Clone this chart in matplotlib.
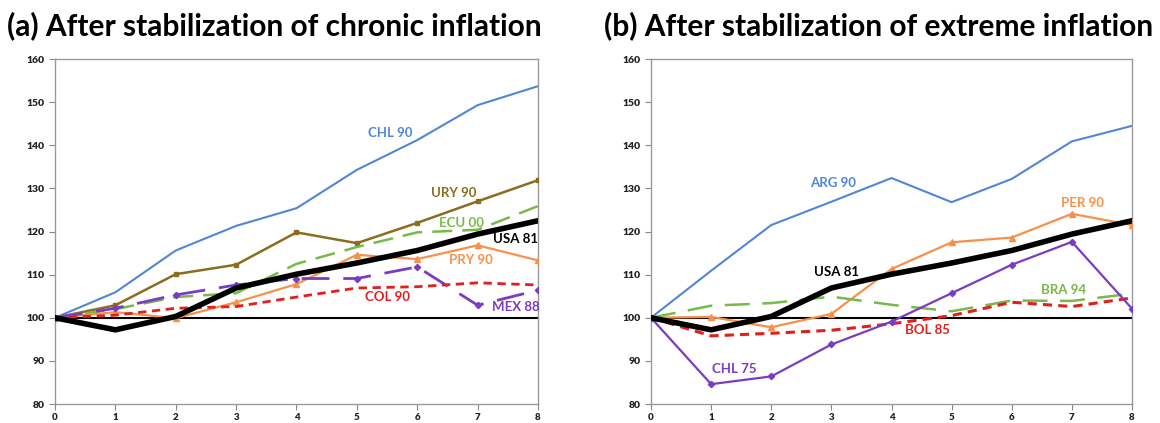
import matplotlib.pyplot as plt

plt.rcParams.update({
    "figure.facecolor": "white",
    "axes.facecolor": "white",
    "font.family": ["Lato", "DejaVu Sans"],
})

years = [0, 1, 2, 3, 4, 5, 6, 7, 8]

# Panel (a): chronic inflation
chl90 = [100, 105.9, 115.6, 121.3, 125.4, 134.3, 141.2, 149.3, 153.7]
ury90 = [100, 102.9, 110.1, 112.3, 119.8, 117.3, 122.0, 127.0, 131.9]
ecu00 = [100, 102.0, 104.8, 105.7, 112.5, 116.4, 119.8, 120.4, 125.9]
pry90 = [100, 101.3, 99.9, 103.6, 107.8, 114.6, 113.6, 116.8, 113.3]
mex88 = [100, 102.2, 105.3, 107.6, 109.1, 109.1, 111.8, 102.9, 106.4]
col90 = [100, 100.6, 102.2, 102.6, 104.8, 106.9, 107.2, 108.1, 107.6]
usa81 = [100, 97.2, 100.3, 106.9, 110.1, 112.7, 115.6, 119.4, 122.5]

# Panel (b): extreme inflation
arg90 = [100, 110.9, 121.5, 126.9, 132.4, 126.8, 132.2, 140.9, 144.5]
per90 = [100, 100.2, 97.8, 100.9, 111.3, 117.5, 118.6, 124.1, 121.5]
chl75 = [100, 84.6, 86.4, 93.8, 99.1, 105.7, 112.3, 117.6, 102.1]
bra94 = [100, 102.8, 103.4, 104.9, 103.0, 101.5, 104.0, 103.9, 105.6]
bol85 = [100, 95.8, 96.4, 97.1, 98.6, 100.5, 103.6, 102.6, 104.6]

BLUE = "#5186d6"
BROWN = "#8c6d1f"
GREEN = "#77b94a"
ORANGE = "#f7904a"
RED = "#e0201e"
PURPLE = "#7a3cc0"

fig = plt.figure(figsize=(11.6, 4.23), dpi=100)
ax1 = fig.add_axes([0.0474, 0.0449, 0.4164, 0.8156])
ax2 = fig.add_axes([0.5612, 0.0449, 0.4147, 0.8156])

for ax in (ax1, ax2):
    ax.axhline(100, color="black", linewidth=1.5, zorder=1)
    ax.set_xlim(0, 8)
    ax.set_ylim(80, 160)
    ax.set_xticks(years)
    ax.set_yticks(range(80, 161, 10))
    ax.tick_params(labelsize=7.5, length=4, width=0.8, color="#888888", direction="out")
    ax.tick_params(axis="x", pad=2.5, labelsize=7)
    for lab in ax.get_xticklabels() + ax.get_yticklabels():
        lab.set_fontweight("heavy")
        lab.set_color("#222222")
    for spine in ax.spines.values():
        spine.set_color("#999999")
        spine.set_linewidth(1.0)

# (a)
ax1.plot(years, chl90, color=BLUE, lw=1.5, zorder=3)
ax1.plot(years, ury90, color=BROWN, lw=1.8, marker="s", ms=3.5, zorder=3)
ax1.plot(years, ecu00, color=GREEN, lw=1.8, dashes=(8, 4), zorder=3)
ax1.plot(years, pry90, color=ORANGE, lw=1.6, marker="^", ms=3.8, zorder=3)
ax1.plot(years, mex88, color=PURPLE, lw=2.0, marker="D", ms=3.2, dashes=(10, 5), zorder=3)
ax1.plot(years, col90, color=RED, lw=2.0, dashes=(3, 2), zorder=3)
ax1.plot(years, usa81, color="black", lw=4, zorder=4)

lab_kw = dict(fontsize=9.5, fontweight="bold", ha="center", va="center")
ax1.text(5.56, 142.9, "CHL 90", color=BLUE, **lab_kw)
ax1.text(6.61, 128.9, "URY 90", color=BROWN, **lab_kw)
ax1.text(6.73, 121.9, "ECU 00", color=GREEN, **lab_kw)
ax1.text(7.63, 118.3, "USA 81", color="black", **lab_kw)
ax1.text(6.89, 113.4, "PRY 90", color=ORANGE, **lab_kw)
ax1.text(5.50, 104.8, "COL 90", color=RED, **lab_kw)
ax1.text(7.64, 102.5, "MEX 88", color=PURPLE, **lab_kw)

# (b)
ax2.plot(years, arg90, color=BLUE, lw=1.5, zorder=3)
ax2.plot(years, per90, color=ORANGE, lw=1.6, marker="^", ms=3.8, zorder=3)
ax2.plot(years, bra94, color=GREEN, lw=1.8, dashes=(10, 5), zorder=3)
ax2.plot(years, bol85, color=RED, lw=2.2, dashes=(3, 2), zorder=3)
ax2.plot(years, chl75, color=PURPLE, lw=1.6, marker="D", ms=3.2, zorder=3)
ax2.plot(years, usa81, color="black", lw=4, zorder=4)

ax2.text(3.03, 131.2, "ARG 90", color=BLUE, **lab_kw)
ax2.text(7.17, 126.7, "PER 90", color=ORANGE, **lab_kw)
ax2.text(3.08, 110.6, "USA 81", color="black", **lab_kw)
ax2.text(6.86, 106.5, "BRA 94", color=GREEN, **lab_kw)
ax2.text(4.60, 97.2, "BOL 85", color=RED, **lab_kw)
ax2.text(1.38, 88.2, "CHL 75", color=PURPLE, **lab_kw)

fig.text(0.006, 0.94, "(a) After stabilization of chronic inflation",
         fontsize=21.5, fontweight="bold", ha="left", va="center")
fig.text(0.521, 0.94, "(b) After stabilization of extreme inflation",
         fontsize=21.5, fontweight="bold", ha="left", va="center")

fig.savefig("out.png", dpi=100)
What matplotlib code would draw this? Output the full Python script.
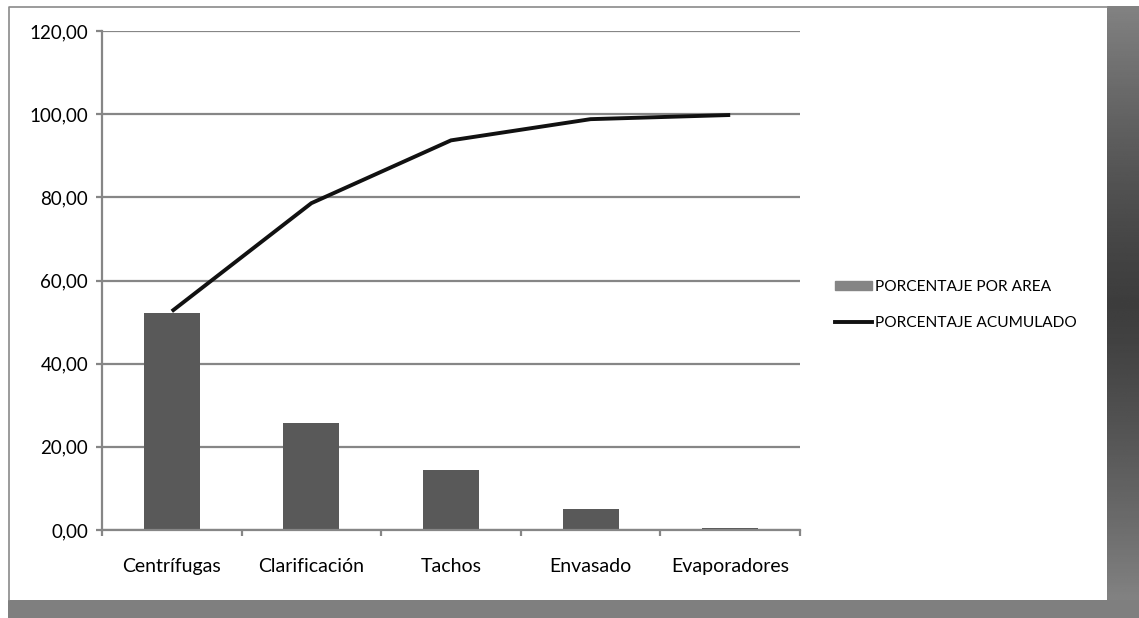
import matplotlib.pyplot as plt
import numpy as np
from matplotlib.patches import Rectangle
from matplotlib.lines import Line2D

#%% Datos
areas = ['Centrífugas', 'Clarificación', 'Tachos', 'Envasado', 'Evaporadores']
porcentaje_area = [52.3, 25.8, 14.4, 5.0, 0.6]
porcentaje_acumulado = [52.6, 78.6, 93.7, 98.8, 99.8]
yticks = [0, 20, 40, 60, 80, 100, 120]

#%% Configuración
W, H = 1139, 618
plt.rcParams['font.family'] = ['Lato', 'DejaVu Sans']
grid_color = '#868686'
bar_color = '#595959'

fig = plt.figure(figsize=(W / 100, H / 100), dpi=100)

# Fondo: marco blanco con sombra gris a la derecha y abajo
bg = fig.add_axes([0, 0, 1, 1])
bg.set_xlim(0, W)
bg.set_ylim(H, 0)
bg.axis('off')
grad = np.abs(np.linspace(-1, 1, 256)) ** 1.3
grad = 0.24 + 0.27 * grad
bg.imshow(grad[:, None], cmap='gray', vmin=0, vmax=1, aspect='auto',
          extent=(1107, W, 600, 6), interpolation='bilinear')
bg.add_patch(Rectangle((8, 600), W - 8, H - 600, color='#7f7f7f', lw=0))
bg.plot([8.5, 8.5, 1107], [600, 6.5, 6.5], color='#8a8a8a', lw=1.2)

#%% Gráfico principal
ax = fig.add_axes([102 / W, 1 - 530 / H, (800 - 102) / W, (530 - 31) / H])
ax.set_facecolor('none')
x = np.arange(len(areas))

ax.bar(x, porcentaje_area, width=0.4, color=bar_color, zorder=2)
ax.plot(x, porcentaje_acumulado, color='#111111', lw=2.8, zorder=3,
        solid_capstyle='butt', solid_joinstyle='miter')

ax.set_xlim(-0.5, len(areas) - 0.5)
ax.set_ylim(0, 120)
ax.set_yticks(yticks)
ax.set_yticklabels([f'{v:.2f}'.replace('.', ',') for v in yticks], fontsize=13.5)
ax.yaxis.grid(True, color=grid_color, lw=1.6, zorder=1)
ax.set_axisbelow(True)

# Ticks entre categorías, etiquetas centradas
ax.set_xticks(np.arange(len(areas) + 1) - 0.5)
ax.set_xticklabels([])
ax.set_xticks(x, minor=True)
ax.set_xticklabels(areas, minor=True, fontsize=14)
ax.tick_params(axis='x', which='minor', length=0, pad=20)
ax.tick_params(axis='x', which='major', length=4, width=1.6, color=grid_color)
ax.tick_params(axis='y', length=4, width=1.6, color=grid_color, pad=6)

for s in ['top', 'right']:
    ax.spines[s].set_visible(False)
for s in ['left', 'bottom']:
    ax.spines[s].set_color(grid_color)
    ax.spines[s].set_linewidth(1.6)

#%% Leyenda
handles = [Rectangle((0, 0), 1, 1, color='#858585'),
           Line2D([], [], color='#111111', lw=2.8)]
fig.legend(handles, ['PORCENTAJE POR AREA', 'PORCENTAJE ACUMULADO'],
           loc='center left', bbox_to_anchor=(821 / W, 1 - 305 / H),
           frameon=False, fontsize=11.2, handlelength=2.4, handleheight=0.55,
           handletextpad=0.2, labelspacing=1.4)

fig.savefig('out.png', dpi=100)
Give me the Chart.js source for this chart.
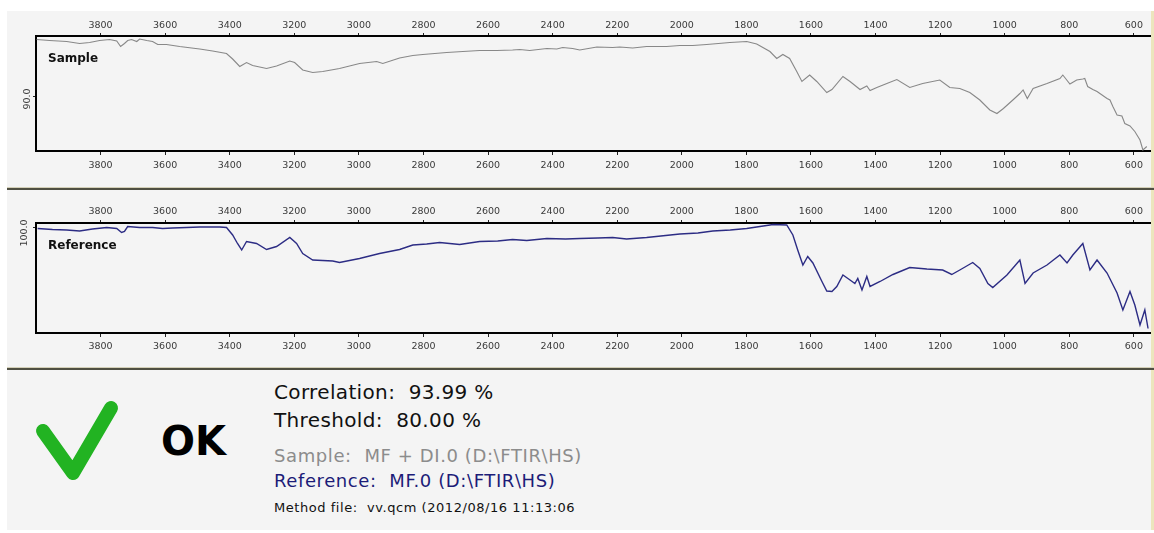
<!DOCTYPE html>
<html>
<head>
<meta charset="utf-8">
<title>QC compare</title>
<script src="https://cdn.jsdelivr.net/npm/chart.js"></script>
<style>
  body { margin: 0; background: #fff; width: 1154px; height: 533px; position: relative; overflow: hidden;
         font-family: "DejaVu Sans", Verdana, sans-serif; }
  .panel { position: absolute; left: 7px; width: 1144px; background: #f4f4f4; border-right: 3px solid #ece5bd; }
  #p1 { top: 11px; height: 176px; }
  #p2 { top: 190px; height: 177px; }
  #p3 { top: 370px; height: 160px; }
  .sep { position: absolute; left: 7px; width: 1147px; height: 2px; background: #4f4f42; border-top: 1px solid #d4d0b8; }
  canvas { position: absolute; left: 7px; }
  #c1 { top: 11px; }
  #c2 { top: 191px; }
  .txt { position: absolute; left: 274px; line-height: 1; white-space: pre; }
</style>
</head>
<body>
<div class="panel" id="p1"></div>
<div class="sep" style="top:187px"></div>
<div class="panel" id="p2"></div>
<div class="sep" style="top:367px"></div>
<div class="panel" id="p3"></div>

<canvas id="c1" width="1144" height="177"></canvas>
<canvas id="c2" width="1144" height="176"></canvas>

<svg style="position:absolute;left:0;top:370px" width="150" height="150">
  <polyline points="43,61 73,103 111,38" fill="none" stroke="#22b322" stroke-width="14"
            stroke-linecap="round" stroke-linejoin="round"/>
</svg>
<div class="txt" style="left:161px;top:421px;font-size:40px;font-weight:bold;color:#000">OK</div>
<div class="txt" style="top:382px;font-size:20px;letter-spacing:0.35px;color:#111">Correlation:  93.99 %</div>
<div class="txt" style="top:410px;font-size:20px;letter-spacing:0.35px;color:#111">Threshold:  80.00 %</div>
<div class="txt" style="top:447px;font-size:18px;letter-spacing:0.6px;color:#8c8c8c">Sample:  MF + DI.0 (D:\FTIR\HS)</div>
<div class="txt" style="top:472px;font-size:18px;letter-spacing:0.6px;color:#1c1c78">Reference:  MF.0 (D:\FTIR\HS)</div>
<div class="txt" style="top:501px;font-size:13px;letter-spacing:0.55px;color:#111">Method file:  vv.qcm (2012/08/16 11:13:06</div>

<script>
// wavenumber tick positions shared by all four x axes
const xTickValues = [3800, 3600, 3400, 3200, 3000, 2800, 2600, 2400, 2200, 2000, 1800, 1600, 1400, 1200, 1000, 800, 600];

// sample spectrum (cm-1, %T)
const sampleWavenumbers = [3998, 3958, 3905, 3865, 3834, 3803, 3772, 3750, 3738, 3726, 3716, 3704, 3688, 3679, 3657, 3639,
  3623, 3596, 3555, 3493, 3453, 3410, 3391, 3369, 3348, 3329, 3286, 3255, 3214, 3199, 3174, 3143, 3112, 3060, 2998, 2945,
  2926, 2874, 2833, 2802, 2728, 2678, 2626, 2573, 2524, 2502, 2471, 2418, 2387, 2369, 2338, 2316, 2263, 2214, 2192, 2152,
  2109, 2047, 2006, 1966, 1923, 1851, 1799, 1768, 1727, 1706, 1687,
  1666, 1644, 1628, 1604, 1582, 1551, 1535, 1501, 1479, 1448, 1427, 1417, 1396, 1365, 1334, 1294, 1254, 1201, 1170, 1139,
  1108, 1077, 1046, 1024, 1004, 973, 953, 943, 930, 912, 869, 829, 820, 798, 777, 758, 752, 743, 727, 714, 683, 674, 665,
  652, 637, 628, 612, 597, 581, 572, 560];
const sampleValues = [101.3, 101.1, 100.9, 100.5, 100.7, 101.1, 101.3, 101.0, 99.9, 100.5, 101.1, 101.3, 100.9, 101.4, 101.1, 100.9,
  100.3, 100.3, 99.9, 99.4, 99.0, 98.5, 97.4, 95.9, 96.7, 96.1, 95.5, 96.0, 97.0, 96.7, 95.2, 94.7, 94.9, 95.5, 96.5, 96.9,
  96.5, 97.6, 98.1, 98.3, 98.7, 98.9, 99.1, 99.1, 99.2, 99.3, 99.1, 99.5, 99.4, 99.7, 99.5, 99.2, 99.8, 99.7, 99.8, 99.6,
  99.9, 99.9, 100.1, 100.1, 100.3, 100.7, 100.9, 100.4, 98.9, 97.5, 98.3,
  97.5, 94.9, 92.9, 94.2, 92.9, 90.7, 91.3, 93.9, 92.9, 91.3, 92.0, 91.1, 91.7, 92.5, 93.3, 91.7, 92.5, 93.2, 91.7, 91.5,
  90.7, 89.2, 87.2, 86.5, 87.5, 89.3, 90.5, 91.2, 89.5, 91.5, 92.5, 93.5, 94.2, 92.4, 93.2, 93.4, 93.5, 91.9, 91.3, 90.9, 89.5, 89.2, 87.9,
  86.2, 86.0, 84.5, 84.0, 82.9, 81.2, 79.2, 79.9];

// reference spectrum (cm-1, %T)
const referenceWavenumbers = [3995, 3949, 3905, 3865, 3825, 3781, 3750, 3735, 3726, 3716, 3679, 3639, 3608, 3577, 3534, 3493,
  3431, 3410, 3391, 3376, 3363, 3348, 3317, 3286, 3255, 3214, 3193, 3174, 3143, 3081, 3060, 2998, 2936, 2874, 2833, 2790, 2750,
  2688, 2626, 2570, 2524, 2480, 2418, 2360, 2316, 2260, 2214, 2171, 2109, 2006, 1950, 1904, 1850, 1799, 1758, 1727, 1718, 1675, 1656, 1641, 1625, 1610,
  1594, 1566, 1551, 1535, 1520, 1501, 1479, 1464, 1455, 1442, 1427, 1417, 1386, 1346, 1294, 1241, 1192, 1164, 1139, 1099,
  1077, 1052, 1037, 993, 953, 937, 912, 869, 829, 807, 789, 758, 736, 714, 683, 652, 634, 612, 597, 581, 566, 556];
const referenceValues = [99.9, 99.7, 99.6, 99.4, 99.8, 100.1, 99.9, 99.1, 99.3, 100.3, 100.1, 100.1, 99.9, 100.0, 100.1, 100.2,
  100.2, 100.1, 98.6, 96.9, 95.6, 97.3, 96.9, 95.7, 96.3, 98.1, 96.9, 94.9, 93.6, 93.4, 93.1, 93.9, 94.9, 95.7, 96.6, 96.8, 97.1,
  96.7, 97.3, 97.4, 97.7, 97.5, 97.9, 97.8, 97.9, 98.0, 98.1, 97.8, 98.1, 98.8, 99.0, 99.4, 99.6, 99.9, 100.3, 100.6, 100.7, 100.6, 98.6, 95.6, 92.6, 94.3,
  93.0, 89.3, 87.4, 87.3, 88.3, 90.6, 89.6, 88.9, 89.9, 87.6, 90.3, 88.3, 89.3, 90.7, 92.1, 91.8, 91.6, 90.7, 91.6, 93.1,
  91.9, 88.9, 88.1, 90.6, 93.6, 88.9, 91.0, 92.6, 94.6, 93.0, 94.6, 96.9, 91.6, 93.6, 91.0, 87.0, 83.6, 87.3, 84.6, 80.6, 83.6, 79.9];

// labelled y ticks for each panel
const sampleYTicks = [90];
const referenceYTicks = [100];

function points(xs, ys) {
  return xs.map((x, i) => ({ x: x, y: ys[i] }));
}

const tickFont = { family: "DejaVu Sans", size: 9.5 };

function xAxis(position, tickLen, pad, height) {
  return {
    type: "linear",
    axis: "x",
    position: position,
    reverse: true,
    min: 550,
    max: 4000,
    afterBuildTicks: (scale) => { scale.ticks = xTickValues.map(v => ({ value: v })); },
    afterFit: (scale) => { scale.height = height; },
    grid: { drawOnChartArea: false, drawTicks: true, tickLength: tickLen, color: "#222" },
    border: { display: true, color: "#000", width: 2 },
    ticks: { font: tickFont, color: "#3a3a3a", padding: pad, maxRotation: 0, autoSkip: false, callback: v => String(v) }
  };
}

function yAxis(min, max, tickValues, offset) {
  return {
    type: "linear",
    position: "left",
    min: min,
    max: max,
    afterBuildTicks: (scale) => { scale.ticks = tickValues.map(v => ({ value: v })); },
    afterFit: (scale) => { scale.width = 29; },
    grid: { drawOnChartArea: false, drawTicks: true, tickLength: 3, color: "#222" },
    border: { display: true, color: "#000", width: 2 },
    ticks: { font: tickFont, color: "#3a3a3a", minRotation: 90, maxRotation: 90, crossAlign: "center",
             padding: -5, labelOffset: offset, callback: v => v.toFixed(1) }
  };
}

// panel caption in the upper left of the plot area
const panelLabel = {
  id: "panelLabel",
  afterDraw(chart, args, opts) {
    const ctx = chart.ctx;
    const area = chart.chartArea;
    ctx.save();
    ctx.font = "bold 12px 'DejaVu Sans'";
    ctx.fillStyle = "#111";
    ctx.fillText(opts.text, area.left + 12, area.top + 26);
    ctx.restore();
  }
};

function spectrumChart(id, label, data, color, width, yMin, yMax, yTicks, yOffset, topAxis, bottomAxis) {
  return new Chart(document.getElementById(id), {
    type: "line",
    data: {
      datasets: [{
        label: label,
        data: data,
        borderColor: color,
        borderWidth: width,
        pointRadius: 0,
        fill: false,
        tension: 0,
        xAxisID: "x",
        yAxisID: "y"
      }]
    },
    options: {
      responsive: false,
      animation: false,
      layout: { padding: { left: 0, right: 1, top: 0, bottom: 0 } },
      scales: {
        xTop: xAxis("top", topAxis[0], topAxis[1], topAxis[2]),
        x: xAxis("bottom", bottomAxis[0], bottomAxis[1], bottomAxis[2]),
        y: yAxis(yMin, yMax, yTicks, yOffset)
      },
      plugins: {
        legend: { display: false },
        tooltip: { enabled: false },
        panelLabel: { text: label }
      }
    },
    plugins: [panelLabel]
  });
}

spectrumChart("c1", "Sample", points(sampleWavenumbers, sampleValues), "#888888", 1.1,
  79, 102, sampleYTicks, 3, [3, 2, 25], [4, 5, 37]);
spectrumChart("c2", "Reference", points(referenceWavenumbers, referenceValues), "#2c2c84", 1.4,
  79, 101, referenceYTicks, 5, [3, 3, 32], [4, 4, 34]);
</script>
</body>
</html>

* * * * * * *

Stated goal:
Copy nothing but the lines from the first one in the listing through the line with "years = [0, 1, 2, 3, 4, 5, 6, 7, 8]", and omit the pictures.

Complete output:
Clone this chart in matplotlib.
import matplotlib.pyplot as plt

plt.rcParams.update({
    "figure.facecolor": "white",
    "axes.facecolor": "white",
    "font.family": ["Lato", "DejaVu Sans"],
})

years = [0, 1, 2, 3, 4, 5, 6, 7, 8]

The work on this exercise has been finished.